Nabil Bayakly, a Muslim from Lebanon, was once a professor of foreign languages at the University of Memphis. He's now facing deportation after attempting to register under the Patriot Act's special registration system, which requires men of a certain age originating from Middle Eastern countries to report to Immigration and Naturalization Services.
"When I went to register, I was arrested," says Bayakly. "My work permit was taken away from me, and I'm now battling this in a court case. They just told me I was illegal here. When I asked under what pretense, he just said, 'You're illegal.' And that's all he would tell me. I have four kids, all born here, and I've lived in this country for 25 years. After the terrorist attacks, there's been a battle raged against civil liberties, and people need to know about it." Memphis is about to be involved in another civil rights movement. But this time, the focus has broadened. On Sunday, September 28th, two buses from the Immigrant Workers Freedom Ride (IWFR) will stop at the National Civil Rights Museum to rally for an improved immigration policy and to bring attention to the rights of immigrant workers. Riders will also be rallying for civil liberties, workplace rights, and the right to reunify families. Among the speakers will be Bayakly.
Taking a cue from the original Freedom Rides of the civil rights movement, the Immigrant Workers Freedom Rides are a national mobilization of immigrant workers -- documented and undocumented -- traveling on nine separate bus routes across the country. Memphis is a stop along the way for riders on the Los Angeles buses headed for a mass rally in New York.
"When it comes to exploitation of immigrant workers, Memphis is no exception to the rule," says David Lubell of the Tennessee Immigrant & Refugee Rights Coalition. "In the last 10 years, the immigrant population in Memphis has exploded. The undocumented population, which is sizable, is definitely being exploited. I work with people every day who have not gotten paid for work done or have been fired without reason."
Although undocumented workers are illegal, Lubell believes this reflects a needed change in immigration policy -- loosened legalization procedures for citizenship status.
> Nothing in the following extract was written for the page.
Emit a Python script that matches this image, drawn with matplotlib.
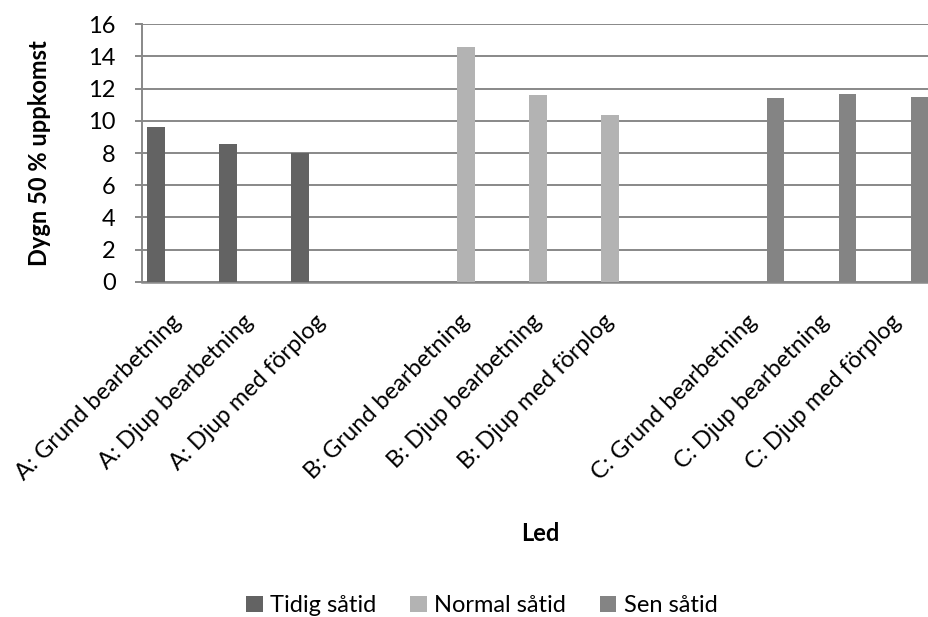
import numpy as np
import matplotlib
matplotlib.use("Agg")
import matplotlib.pyplot as plt

plt.rcParams['font.family'] = ['Lato', 'DejaVu Sans']

# categories (blank entries separate the three groups)
led = ["A: Grund bearbetning", "A: Djup bearbetning", "A: Djup med förplog", "",
       "B: Grund bearbetning", "B: Djup bearbetning", "B: Djup med förplog", "",
       "C: Grund bearbetning", "C: Djup bearbetning", "C: Djup med förplog"]

# days to 50 % emergence per sowing time
tidig = [9.6, 8.57, 8.0, None, None, None, None, None, None, None, None]
normal = [None, None, None, None, 14.55, 11.57, 10.35, None, None, None, None]
sen = [None, None, None, None, None, None, None, None, 11.43, 11.66, 11.47]

series = ["Tidig såtid", "Normal såtid", "Sen såtid"]
colors = ["#636363", "#b3b3b3", "#848484"]

fig = plt.figure(figsize=(9.29, 6.17), dpi=100)
ax = fig.add_axes([0.1529, 0.543, 0.852, 0.418])

x = np.arange(len(led))
width = 0.245
step = 0.305
for i, (name, vals, c) in enumerate(zip(series, [tidig, normal, sen], colors)):
    v = np.array([np.nan if y is None else y for y in vals], dtype=float)
    ax.bar(x + (i - 1) * step, v, width, color=c, label=name, zorder=3)

ax.set_xlim(-0.5, len(led) - 0.5)
ax.set_ylim(0, 16)
ax.set_yticks(range(0, 17, 2))
ax.yaxis.grid(True, color="#888888", linewidth=1.4, zorder=0)
ax.set_axisbelow(True)

for s in ["top", "right"]:
    ax.spines[s].set_visible(False)
ax.spines["left"].set_color("#888888")
ax.spines["left"].set_linewidth(1.4)
ax.spines["bottom"].set_color("#888888")
ax.spines["bottom"].set_linewidth(1.8)

ax.tick_params(axis="y", direction="out", length=5, color="#888888",
               width=1.4, labelsize=17, pad=14)
ax.tick_params(axis="x", length=0, labelsize=17, pad=26)
ax.set_xticks(x)
ax.set_xticklabels(led, rotation=45, ha="right", va="center",
                   rotation_mode="anchor")

ax.set_ylabel("Dygn 50 % uppkomst", fontsize=17, fontweight="bold", labelpad=27)
fig.text(0.582, 0.136, "Led", fontsize=17, fontweight="bold",
         ha="center", va="center")

fig.legend(loc="center", bbox_to_anchor=(0.5185, 0.018), ncol=3, frameon=False,
           fontsize=17, handlelength=0.7, handleheight=0.7,
           handletextpad=0.3, columnspacing=1.45)

fig.savefig("out.png", dpi=100)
Also scheduled to speak at the rally are a couple of students from the Latino community who are pushing for passage of the Dream Act, legislation that would allow children of undocumented parents to have legal residence so long as they attend college.
Several Latino immigrant workers fired from Fred's warehouse in Memphis earlier this year will also be in attendance and may speak about workers' rights. According to Rebekah Jordan of the Mid-South Interfaith Network for Economic Justice, the workers were terminated after Fred's claimed to have received "No-Match" letters from the Social Security administration.
"No-Match" letters indicate names and Social Security numbers on W-2 forms that do not match government records. They're intended as a way to ensure that earnings are properly credited. Jordan says employers are not required to dismiss workers when a letter is received.
The riders are fashioning the protest after those in 1961 by an interracial group of students who rode a bus from Washington, D.C., to Montgomery, Alabama. There are several original freedom riders on the IWFR planning committee, and some are scheduled to ride. Jordan says they haven't been able to locate any original riders from Memphis, but she hopes if there are any, they'll show up at the rally.
Riders stopping in Memphis will stay overnight at the First Congregational Church in Cooper-Young. The Memphis rally is just one of numerous rallies across the country taking place in late September and early October.
Other buses from Seattle, San Francisco, Las Vegas, Houston, Minneapolis, Chicago, Miami, and Boston will be stopping in various cities en route to a lobbying rally scheduled for October 1st-2nd in Washington, D.C., and a wrap-up rally in Queens, New York, on the 4th.
"The Freedom Ride is an amazing mobilization, because there's a lot of people who'd love to do something, but it's very unclear what," says Jordan. "To bring all these people together nationally and to have rallies happening at the same time in different cities is really going to show people that immigrants' rights are essential to who we are as a country."